The gripe against the new Donegal methodology is it suppresses individual talent. What Duffy brought was just that: the flicker of unorthodox brilliance. He laughs when asked if he thinks there is a place for that in this team. “Well, I think there is always room for players with technical ability – and this Donegal team has plenty of those.

“Maybe the question is: the way I played then and with my level of fitness – would I have fitted into this team? Definitely not. But none of the players from 1992 would hold a candle to the current generation in terms of fitness or physique. If they trained as hard, then of course players like Martin McHugh and Tony Boyle would feature in any team.

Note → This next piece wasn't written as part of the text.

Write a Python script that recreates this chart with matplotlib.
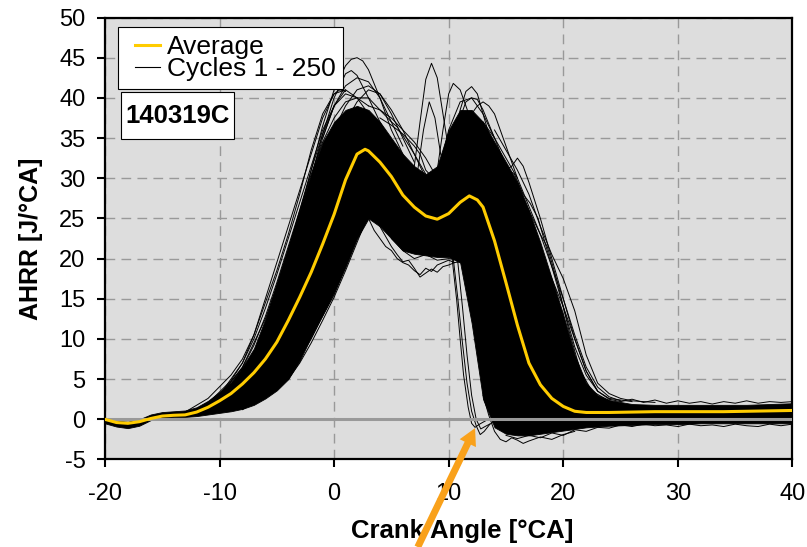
import numpy as np
import matplotlib.pyplot as plt
import matplotlib
from matplotlib.lines import Line2D
from matplotlib.legend_handler import HandlerLine2D
from matplotlib.patches import Rectangle

matplotlib.rcParams['font.family'] = ['Liberation Sans', 'DejaVu Sans']
matplotlib.rcParams['axes.unicode_minus'] = False

# average heat release rate
avg_x = [-20, -19, -18, -17, -16, -15, -14, -13, -12, -11, -10, -9, -8, -7, -6, -5, -4, -3, -2, -1,
         0, 1, 2, 2.7, 3, 4, 5, 6, 7, 8, 9, 10, 11, 11.8, 12.5, 13, 14, 15, 16, 17, 18, 19, 20,
         21, 22, 24, 26, 28, 30, 32, 34, 36, 38, 40]
avg_y = [0.0, -0.4, -0.5, -0.3, 0.1, 0.4, 0.5, 0.55, 0.9, 1.5, 2.3, 3.2, 4.4, 5.8, 7.5, 9.6, 12.3, 15.2, 18.3, 21.8,
         25.5, 29.8, 33.0, 33.6, 33.4, 32.0, 30.2, 27.9, 26.4, 25.3, 24.9, 25.6, 27.0, 27.8, 27.3, 26.4, 22.2, 17.0, 11.7, 7.0, 4.3, 2.6, 1.6,
         1.0, 0.85, 0.85, 0.9, 0.95, 0.95, 0.95, 0.95, 1.0, 1.05, 1.1]

# dense core of the 250 cycles (upper / lower edge)
core_x = [-20, -19, -18, -17, -16, -15, -14, -13, -12, -11, -10, -9, -8, -7, -6, -5, -4, -3, -2, -1,
          0, 1, 2, 3, 4, 5, 6, 7, 8, 9, 10, 11, 12, 13, 14, 15, 16, 17, 18, 19, 20, 21, 22, 23, 24,
          26, 28, 30, 32, 34, 36, 38, 40]
core_hi = [0.2, -0.2, -0.3, 0.0, 0.6, 0.9, 1.0, 1.1, 1.5, 2.3, 3.4, 4.6, 6.5, 8.8, 12.5, 17.0, 21.5, 26.0, 30.5, 34.5,
           37.0, 38.5, 39.0, 38.5, 37.0, 35.0, 33.0, 31.5, 30.5, 31.5, 36.0, 38.5, 38.5, 37.0, 34.5, 32.0, 29.5, 26.0, 22.0, 17.5, 13.0, 8.0, 4.5, 3.0, 2.4,
           1.9, 1.8, 1.8, 1.8, 1.8, 1.8, 1.9, 2.0]
core_lo = [-0.5, -0.9, -1.1, -0.8, -0.1, 0.2, 0.3, 0.3, 0.4, 0.6, 0.8, 1.0, 1.3, 1.8, 2.6, 3.6, 5.0, 7.3, 10.3, 13.0,
           15.8, 19.0, 22.5, 25.0, 24.0, 22.5, 21.0, 20.6, 20.4, 20.2, 20.2, 19.5, 12.0, 2.5, -1.0, -1.8, -2.0, -2.0, -1.8, -1.6, -1.4, -1.2, -1.0, -0.9, -0.8,
           -0.7, -0.6, -0.6, -0.5, -0.5, -0.5, -0.5, -0.5]

# single cycles that stand out of the core
fringe_cycles = [
    # early rising edge
    ([-13, -11, -9, -8, -7, -6, -5, -4, -3, -2, -1, 0, 1],
     [0.9, 2.6, 5.5, 7.5, 10.5, 14.5, 18.5, 23, 28, 33.5, 38, 40.5, 41]),
    ([-12, -10, -8, -7, -6, -5, -4, -3, -2, -1, 0, 0.5, 1],
     [1.2, 3.0, 7.0, 10.5, 15, 19.5, 24, 28.5, 33, 37.5, 40.5, 41, 40.8]),
    ([-11, -9, -8, -7, -6, -5, -4, -3, -2, -1, 0, 1, 2],
     [2, 4.8, 7.0, 10, 13.8, 18, 22.5, 27, 31.5, 36, 39, 40.5, 40]),
    ([-10, -8, -7, -6, -5, -4, -3, -2, -1, 0, 1, 2, 3],
     [3, 6.4, 9.2, 12.8, 17, 21.5, 26, 30.5, 34.5, 37.5, 39.5, 40, 39]),
    ([-10, -8, -6, -5, -4, -3, -2, -1, 0],
     [2.8, 6.5, 12.5, 16.5, 21, 26, 31, 35.5, 39]),
    # late rising edge
    ([-8, -6, -4, -3, -2, -1, 0, 1, 2, 3],
     [1.2, 3.0, 5.0, 7.0, 9.5, 12.3, 15.2, 18.5, 22, 25.5]),
    ([-6, -4, -2, -1.2, 0, 1, 2, 3, 4],
     [3.2, 5.4, 10.0, 12.3, 15.5, 19, 22.5, 25.5, 27]),
    # first peak
    ([-4, -3, -2, -1, 0, 1, 1.5, 2, 2.5, 3, 4, 5, 6, 7],
     [20, 25.5, 31, 36.5, 41, 44, 44.8, 45, 44.6, 43.5, 40, 36, 33, 30.5]),
    ([-3, -2, -1, 0, 1, 1.5, 2, 3, 4, 5, 6],
     [25, 30, 35.5, 40, 43, 43.4, 42.8, 40, 37, 34.5, 32]),
    ([-1, 0, 1, 2, 3, 4, 5, 6],
     [35, 39, 41.5, 42.5, 42, 40, 37, 34]),
    ([0, 1, 2, 3, 4, 5, 6, 7],
     [36, 39, 41, 41.5, 40.5, 38, 35, 32]),
    ([1, 2, 3, 4, 5, 6, 7, 8],
     [37, 39.5, 41, 40.5, 38.5, 36, 33, 30.5]),
    ([-2, -1, 0, 1, 2, 3],
     [30, 35, 39, 41, 40, 38]),
    ([2, 3, 4, 5, 5.5, 6, 7, 8, 9],
     [40, 40, 38.5, 37, 36.4, 35.3, 33, 30, 29]),
    ([3, 4, 5, 6, 7, 8, 9],
     [39, 38.5, 37.5, 36, 34.5, 32.5, 30]),
    ([4, 5, 6, 7, 7.5, 8, 9],
     [37.5, 36.6, 35.5, 34, 33, 31, 29.5]),
    # spikes between the peaks
    ([6, 7, 7.5, 8, 8.5, 9, 9.5, 10, 10.5, 11],
     [30, 31.5, 37, 42.3, 44.3, 42.5, 38, 33.5, 31, 31]),
    ([6.5, 7.3, 7.8, 8.3, 8.8, 9.3, 10],
     [29.5, 31, 36, 39.5, 37.5, 33, 30]),
    # second peak
    ([8.5, 9, 9.5, 10, 10.4, 11, 11.5, 12, 13, 14],
     [28, 31, 36, 40.5, 41.8, 41, 39, 37, 34, 31]),
    ([9, 10, 10.5, 11, 11.5, 12, 12.5, 13, 14, 15],
     [27, 31, 34.5, 38.5, 40.8, 41.4, 40.5, 38, 33, 29]),
    ([9, 10, 11, 12, 13, 14],
     [30, 36, 39.5, 40, 38, 35]),
    ([10, 11, 11.5, 12, 12.5, 13, 14, 15],
     [33, 37.5, 39.5, 40, 39.8, 38.5, 35, 31.5]),
    ([10.5, 11.5, 12.5, 13, 13.5, 14, 15, 16],
     [33, 37, 39, 39.5, 39, 38, 34, 30]),
    # lower edge of the valley
    ([3, 3.5, 4, 4.5, 5, 5.5, 6, 6.5, 7, 7.5, 8, 8.5, 9, 9.5, 10, 10.5],
     [25, 23.5, 22.5, 21.5, 21, 20, 19.5, 19.2, 18.5, 18, 18.8, 18.4, 19.2, 19.5, 19.8, 19.5]),
    ([4, 5, 5.5, 6, 6.5, 7, 7.5, 8, 8.5, 9, 9.5, 10, 10.5, 11],
     [24, 21.5, 20.5, 19.6, 19.8, 18.8, 17.7, 18.2, 18.7, 18.3, 19, 19.2, 19.5, 19.6]),
    ([5, 6, 7, 8, 9, 10, 11],
     [22.5, 21, 20, 20.5, 19.8, 20, 19.8]),
    # early burn-out cycles
    ([9, 10, 10.3, 10.7, 11, 11.3, 11.7, 12, 12.3, 12.7, 13.2],
     [24, 21, 20, 14.8, 10, 5.5, 1.5, -0.5, -1.0, -0.6, -0.2]),
    ([9.5, 10.4, 10.8, 11.2, 11.6, 12, 12.4, 12.75, 13.1, 13.6],
     [23, 20, 15, 9.5, 4.5, 1, -0.8, -1.9, -1.5, -0.6]),
    ([10, 10.8, 11.2, 11.6, 12, 12.4, 12.8, 13.3, 14],
     [22, 19.5, 14, 8, 3, 0, -1.2, -0.8, -0.3]),
    # lower tail
    ([13, 13.5, 14, 14.5, 15, 15.5, 16, 16.5, 17, 18, 19, 20, 21],
     [3, 0.5, -1.5, -2.5, -2.8, -2.3, -2.6, -3.0, -2.7, -2.2, -2.5, -1.9, -1.5]),
    ([15, 16, 17, 18, 19, 20, 21, 22, 23, 24, 25, 26, 27, 28, 29, 30, 31, 32, 33, 34, 35, 36, 37, 38, 39, 40],
     [-2, -2.4, -2.0, -2.3, -1.7, -2.0, -1.3, -1.5, -1.0, -1.1, -0.7, -0.9, -0.6, -0.8, -0.7, -0.9, -0.6, -0.8, -0.7, -0.9, -0.6, -0.8, -0.9, -0.6, -0.8, -0.6]),
    # late burning cycles
    ([14, 15, 16, 17, 18, 19, 20, 21, 22, 23, 24, 25, 26, 28],
     [36, 33.5, 31, 28, 24, 20.5, 17.5, 13.5, 8, 4.5, 3.2, 2.6, 2.3, 2.1]),
    ([15, 15.7, 16.5, 17.1, 17.8, 19, 20, 21, 22, 23, 24, 26],
     [31, 30.6, 28, 26.9, 25, 19, 14, 9, 5.5, 3.5, 2.6, 2.2]),
    ([13, 14, 14.3, 15, 15.5, 16, 17, 18, 18.6, 19.5, 20.5, 21.5, 22.5, 24],
     [36, 33, 32.3, 31, 30.4, 29, 26, 23, 21.5, 17, 11, 6, 3.5, 2.3]),
    ([13, 14, 15, 16, 17, 18, 19, 20, 21, 22, 23, 24, 25],
     [37, 35, 32.5, 30, 26.5, 23, 19, 15, 10.5, 6.5, 4, 2.8, 2.3]),
    ([14, 15, 16, 17, 18, 19, 20, 21, 22, 23, 24],
     [33, 30.5, 28, 25, 21, 17.5, 14, 10, 6, 3.5, 2.5]),
    ([13, 14, 15, 15.5, 16, 16.5, 17, 18, 19, 20, 21, 22, 23],
     [35, 33, 31, 31.5, 32.5, 31.5, 29.5, 25, 20, 15, 10, 6, 3.5]),
    ([24, 25, 26, 27, 28, 29, 30, 31, 32, 33, 34, 35, 36, 37, 38, 39, 40],
     [2.5, 2.2, 2.5, 2.1, 2.4, 2.0, 2.3, 2.0, 2.2, 1.9, 2.2, 2.0, 2.3, 2.0, 2.2, 2.1, 2.2]),
]

fig = plt.figure(figsize=(8.07, 5.47), dpi=100)
ax = fig.add_axes([0.130, 0.160, 0.852, 0.808])
ax.set_facecolor('#DDDDDD')

ax.fill_between(core_x, core_lo, core_hi, color='k', lw=0.6, zorder=2)
for cx, cy in fringe_cycles:
    ax.plot(cx, cy, color='k', lw=0.7, zorder=2)
ax.axhline(0, color='#999999', lw=2.2, zorder=3)
ax.plot(avg_x, avg_y, color='#FFCC00', lw=2.2, zorder=4)

ax.set_xlim(-20, 40)
ax.set_ylim(-5, 50)
ax.set_xticks(np.arange(-20, 41, 10))
ax.set_yticks(np.arange(-5, 51, 5))
ax.set_axisbelow(True)
ax.grid(True, color='#999999', lw=1.0, linestyle=(0, (7, 4.5)))
for s in ax.spines.values():
    s.set_linewidth(1.6)
ax.tick_params(direction='out', length=6, width=1.5, labelsize=17)
ax.tick_params(axis='x', pad=11)
ax.tick_params(axis='y', pad=8)

ax.set_xlabel('Crank Angle [°CA]', fontsize=18.5, fontweight='bold', labelpad=2)
ax.xaxis.set_label_coords(0.52, -0.135)
ax.set_ylabel('AHRR [J/°CA]', fontsize=18, fontweight='bold', labelpad=12)

handles = [Line2D([], [], color='#FFCC00', lw=2.2), Line2D([], [], color='k', lw=0.8)]
leg = ax.legend(handles, ['Average', 'Cycles 1 - 250'], loc='upper left', bbox_to_anchor=(0.019, 0.978),
                fontsize=19, fancybox=False, edgecolor='k', framealpha=1, borderaxespad=0,
                handlelength=1.3, handletextpad=0.25, labelspacing=-0.08, borderpad=0.3,
                handler_map={Line2D: HandlerLine2D(xpad=0.35)})
leg.get_frame().set_linewidth(0.8)
leg.set_zorder(6)

# sample label box
ax.add_patch(Rectangle((0.0233, 0.725), 0.1645, 0.106, transform=ax.transAxes,
                       facecolor='white', edgecolor='k', lw=0.8, zorder=6))
ax.text(0.1055, 0.778, '140319C', transform=ax.transAxes, fontsize=18.5, fontweight='bold',
        ha='center', va='center', zorder=7)

ax.annotate('', xy=(12.3, -1.1), xytext=(7.3, -15.9), annotation_clip=False, zorder=7,
            arrowprops=dict(facecolor='#F9A11B', edgecolor='none', width=5, headwidth=13,
                            headlength=12, shrink=0))

plt.savefig('out.png')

But I was 20, I would love to have the chance to play under that system.

“I think Jim’s first ambition wasn’t to please the masses, but to get the results . . . If I was a player and I was in that squad putting in hard work and the results were coming, I would be delighted.”

There are two certainties about today’s match. One is Tyrone will be “up” for it. And the other is everyone knows what Donegal are going to do. That is the peculiar thing about the Jim McGuinness era. There has been nothing of the ambush about their transition from lovable losers to the most controversial team in football.

There is a neat symmetry to Brian McEniff’s decision to add McGuinness to his panel in the winter of 1991 when the Glenties man was home from Boston for Christmas and played well in a trial game. Who knows how McGuinness’s life might have gone had he returned to the US that winter? Instead, he stayed, won an All-Ireland medal and has been kicking about Donegal dressingrooms ever since.

If he had been asked then to pick from that official 1992 panel photograph the player who would reshape Donegal, Duffy would have been hard-pressed to point a finger at the most callow of them.

He wouldn’t have guessed McGuinness would some day be a coach. “At that stage? Definitely not,” he says.

But that is how it has turned out. The Glenties man stated his intention from the beginning of last year’s championship, the first of a five-year plan. He has stuck to his guns.

How far can McGuinness and Donegal go? That remains to be seen. But everyone is watching.